Retype all of the listing exactly, passing over any picture you find.
** START OF DATA EXCERPT **
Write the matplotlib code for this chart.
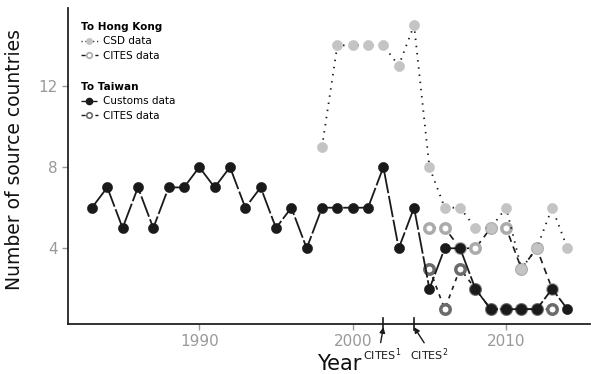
import matplotlib
matplotlib.use("Agg")
import matplotlib.pyplot as plt
from matplotlib.lines import Line2D
import matplotlib.transforms as mtrans

# ---- data ----
tw_customs_years = list(range(1983, 2015))
tw_customs_vals = [6, 7, 5, 7, 5, 7, 7, 8, 7, 8, 6, 7, 5, 6, 4, 6,
                   6, 6, 6, 8, 4, 6, 2, 4, 4, 2, 1, 1, 1, 1, 2, 1]

hk_csd_years = list(range(1998, 2015))
hk_csd_vals = [9, 14, 14, 14, 14, 13, 15, 8, 6, 6, 5, 5, 6, 3, 4, 6, 4]

hk_cites_years = list(range(2005, 2014))
hk_cites_vals = [5, 5, 4, 4, 5, 5, 3, 4, 2]

tw_cites_years = list(range(2005, 2014))
tw_cites_vals = [3, 1, 3, 2, 1, 1, 1, 1, 1]

x_ticks = [1990, 2000, 2010]
y_ticks = [4, 8, 12]
cites_events = [2002, 2004]
cites_labels = ["CITES$^{1}$", "CITES$^{2}$"]

plt.rcParams['font.family'] = ['DejaVu Sans']

fig = plt.figure(figsize=(5.92, 3.74), dpi=100)
ax = fig.add_axes([68/592, 50/374, 522/592, 316/374])

c_black = "#1a1a1a"
c_csd = "#c4c4c4"
c_hkcites = "#ababab"
c_twcites = "#6b6b6b"

# HK CITES (bottom layer)
ax.plot(hk_cites_years, hk_cites_vals, color=c_black, lw=1.2,
        dashes=(4, 3), marker='o', ms=6.8, mfc='white', mec=c_hkcites,
        mew=2.5, zorder=2)
# Taiwan CITES
ax.plot(tw_cites_years, tw_cites_vals, color=c_black, lw=1.2,
        dashes=(2.5, 3), marker='o', ms=6.8, mfc='white', mec=c_twcites,
        mew=2.5, zorder=3)
# HK CSD
ax.plot(hk_csd_years, hk_csd_vals, color=c_black, lw=1.3,
        dashes=(0.8, 3.2), marker='o', ms=7.3, mfc=c_csd, mec=c_csd,
        mew=0.4, zorder=4)
# Taiwan customs
ax.plot(tw_customs_years, tw_customs_vals, color=c_black, lw=1.3,
        dashes=(12, 1.5), marker='o', ms=7.3, mfc=c_black, mec=c_black,
        mew=0.4, zorder=5)

ax.set_xlim(1981.44, 2015.47)
ax.set_ylim(0.27, 15.84)
ax.set_xticks(x_ticks)
ax.set_yticks(y_ticks)
for s in ['top', 'right']:
    ax.spines[s].set_visible(False)
for s in ['left', 'bottom']:
    ax.spines[s].set_linewidth(1.3)
    ax.spines[s].set_color("#222222")
ax.tick_params(axis='both', colors="#999999", labelsize=11, length=4,
               width=1, labelcolor="#999999")
ax.tick_params(axis='x', pad=3)

ax.set_ylabel("Number of source countries", fontsize=13.5, color="#111111")
ax.yaxis.set_label_coords(-0.085, 0.52)
ax.set_xlabel("Year", fontsize=15, color="#111111")
ax.xaxis.set_label_coords(0.52, -0.096)

# CITES event ticks and arrows
trans = mtrans.blended_transform_factory(ax.transData, ax.transAxes)
for yr in cites_events:
    ax.plot([yr, yr], [-0.02, 0.02], transform=trans, color=c_black,
            lw=1.2, clip_on=False, zorder=6)
ax.annotate(cites_labels[0], xy=(cites_events[0], -0.01), xycoords=trans,
            xytext=(cites_events[0] - 0.1, -0.072), textcoords=trans,
            ha='center', va='top', fontsize=8, color=c_black,
            arrowprops=dict(arrowstyle='-|>', color=c_black, lw=1.0,
                            mutation_scale=8, shrinkA=1, shrinkB=0,
                            relpos=(0.45, 1.0)))
ax.annotate(cites_labels[1], xy=(cites_events[1], -0.01), xycoords=trans,
            xytext=(cites_events[1] + 0.95, -0.072), textcoords=trans,
            ha='center', va='top', fontsize=8, color=c_black,
            arrowprops=dict(arrowstyle='-|>', color=c_black, lw=1.0,
                            mutation_scale=8, shrinkA=1, shrinkB=0,
                            relpos=(0.45, 1.0)))

# legends
h_csd = Line2D([], [], color=c_black, lw=1.0, dashes=(0.8, 2),
               marker='o', ms=4, mfc=c_csd, mec=c_csd)
h_hkc = Line2D([], [], color=c_black, lw=1.0, dashes=(3, 2),
               marker='o', ms=4, mfc='white', mec=c_hkcites, mew=1.2)
h_cus = Line2D([], [], color=c_black, lw=1.0, dashes=(5, 1.5),
               marker='o', ms=4.5, mfc=c_black, mec=c_black)
h_twc = Line2D([], [], color=c_black, lw=1.0, dashes=(3, 2),
               marker='o', ms=4, mfc='white', mec=c_twcites, mew=1.2)

common = dict(loc='upper left', frameon=False, fontsize=7.5,
              title_fontproperties={'weight': 'bold', 'size': 7.5},
              handlelength=1.6, handletextpad=0.5, labelspacing=0.4,
              borderpad=0, borderaxespad=0, alignment='left')
leg1 = ax.legend([h_csd, h_hkc], ["CSD data", "CITES data"],
                 title="To Hong Kong", bbox_to_anchor=(0.025, 0.955), **common)
ax.add_artist(leg1)
leg2 = ax.legend([h_cus, h_twc], ["Customs data", "CITES data"],
                 title="To Taiwan", bbox_to_anchor=(0.025, 0.765), **common)

fig.savefig("out.png", dpi=100)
** END OF DATA EXCERPT **
SOLUTION TO THIS PROBLEM:
Write the matplotlib code for this chart.
import matplotlib
matplotlib.use("Agg")
import matplotlib.pyplot as plt
from matplotlib.lines import Line2D
import matplotlib.transforms as mtrans

# ---- data ----
tw_customs_years = list(range(1983, 2015))
tw_customs_vals = [6, 7, 5, 7, 5, 7, 7, 8, 7, 8, 6, 7, 5, 6, 4, 6,
                   6, 6, 6, 8, 4, 6, 2, 4, 4, 2, 1, 1, 1, 1, 2, 1]

hk_csd_years = list(range(1998, 2015))
hk_csd_vals = [9, 14, 14, 14, 14, 13, 15, 8, 6, 6, 5, 5, 6, 3, 4, 6, 4]

hk_cites_years = list(range(2005, 2014))
hk_cites_vals = [5, 5, 4, 4, 5, 5, 3, 4, 2]

tw_cites_years = list(range(2005, 2014))
tw_cites_vals = [3, 1, 3, 2, 1, 1, 1, 1, 1]

x_ticks = [1990, 2000, 2010]
y_ticks = [4, 8, 12]
cites_events = [2002, 2004]
cites_labels = ["CITES$^{1}$", "CITES$^{2}$"]

plt.rcParams['font.family'] = ['DejaVu Sans']

fig = plt.figure(figsize=(5.92, 3.74), dpi=100)
ax = fig.add_axes([68/592, 50/374, 522/592, 316/374])

c_black = "#1a1a1a"
c_csd = "#c4c4c4"
c_hkcites = "#ababab"
c_twcites = "#6b6b6b"

# HK CITES (bottom layer)
ax.plot(hk_cites_years, hk_cites_vals, color=c_black, lw=1.2,
        dashes=(4, 3), marker='o', ms=6.8, mfc='white', mec=c_hkcites,
        mew=2.5, zorder=2)
# Taiwan CITES
ax.plot(tw_cites_years, tw_cites_vals, color=c_black, lw=1.2,
        dashes=(2.5, 3), marker='o', ms=6.8, mfc='white', mec=c_twcites,
        mew=2.5, zorder=3)
# HK CSD
ax.plot(hk_csd_years, hk_csd_vals, color=c_black, lw=1.3,
        dashes=(0.8, 3.2), marker='o', ms=7.3, mfc=c_csd, mec=c_csd,
        mew=0.4, zorder=4)
# Taiwan customs
ax.plot(tw_customs_years, tw_customs_vals, color=c_black, lw=1.3,
        dashes=(12, 1.5), marker='o', ms=7.3, mfc=c_black, mec=c_black,
        mew=0.4, zorder=5)

ax.set_xlim(1981.44, 2015.47)
ax.set_ylim(0.27, 15.84)
ax.set_xticks(x_ticks)
ax.set_yticks(y_ticks)
for s in ['top', 'right']:
    ax.spines[s].set_visible(False)
for s in ['left', 'bottom']:
    ax.spines[s].set_linewidth(1.3)
    ax.spines[s].set_color("#222222")
ax.tick_params(axis='both', colors="#999999", labelsize=11, length=4,
               width=1, labelcolor="#999999")
ax.tick_params(axis='x', pad=3)

ax.set_ylabel("Number of source countries", fontsize=13.5, color="#111111")
ax.yaxis.set_label_coords(-0.085, 0.52)
ax.set_xlabel("Year", fontsize=15, color="#111111")
ax.xaxis.set_label_coords(0.52, -0.096)

# CITES event ticks and arrows
trans = mtrans.blended_transform_factory(ax.transData, ax.transAxes)
for yr in cites_events:
    ax.plot([yr, yr], [-0.02, 0.02], transform=trans, color=c_black,
            lw=1.2, clip_on=False, zorder=6)
ax.annotate(cites_labels[0], xy=(cites_events[0], -0.01), xycoords=trans,
            xytext=(cites_events[0] - 0.1, -0.072), textcoords=trans,
            ha='center', va='top', fontsize=8, color=c_black,
            arrowprops=dict(arrowstyle='-|>', color=c_black, lw=1.0,
                            mutation_scale=8, shrinkA=1, shrinkB=0,
                            relpos=(0.45, 1.0)))
ax.annotate(cites_labels[1], xy=(cites_events[1], -0.01), xycoords=trans,
            xytext=(cites_events[1] + 0.95, -0.072), textcoords=trans,
            ha='center', va='top', fontsize=8, color=c_black,
            arrowprops=dict(arrowstyle='-|>', color=c_black, lw=1.0,
                            mutation_scale=8, shrinkA=1, shrinkB=0,
                            relpos=(0.45, 1.0)))

# legends
h_csd = Line2D([], [], color=c_black, lw=1.0, dashes=(0.8, 2),
               marker='o', ms=4, mfc=c_csd, mec=c_csd)
h_hkc = Line2D([], [], color=c_black, lw=1.0, dashes=(3, 2),
               marker='o', ms=4, mfc='white', mec=c_hkcites, mew=1.2)
h_cus = Line2D([], [], color=c_black, lw=1.0, dashes=(5, 1.5),
               marker='o', ms=4.5, mfc=c_black, mec=c_black)
h_twc = Line2D([], [], color=c_black, lw=1.0, dashes=(3, 2),
               marker='o', ms=4, mfc='white', mec=c_twcites, mew=1.2)

common = dict(loc='upper left', frameon=False, fontsize=7.5,
              title_fontproperties={'weight': 'bold', 'size': 7.5},
              handlelength=1.6, handletextpad=0.5, labelspacing=0.4,
              borderpad=0, borderaxespad=0, alignment='left')
leg1 = ax.legend([h_csd, h_hkc], ["CSD data", "CITES data"],
                 title="To Hong Kong", bbox_to_anchor=(0.025, 0.955), **common)
ax.add_artist(leg1)
leg2 = ax.legend([h_cus, h_twc], ["Customs data", "CITES data"],
                 title="To Taiwan", bbox_to_anchor=(0.025, 0.765), **common)

fig.savefig("out.png", dpi=100)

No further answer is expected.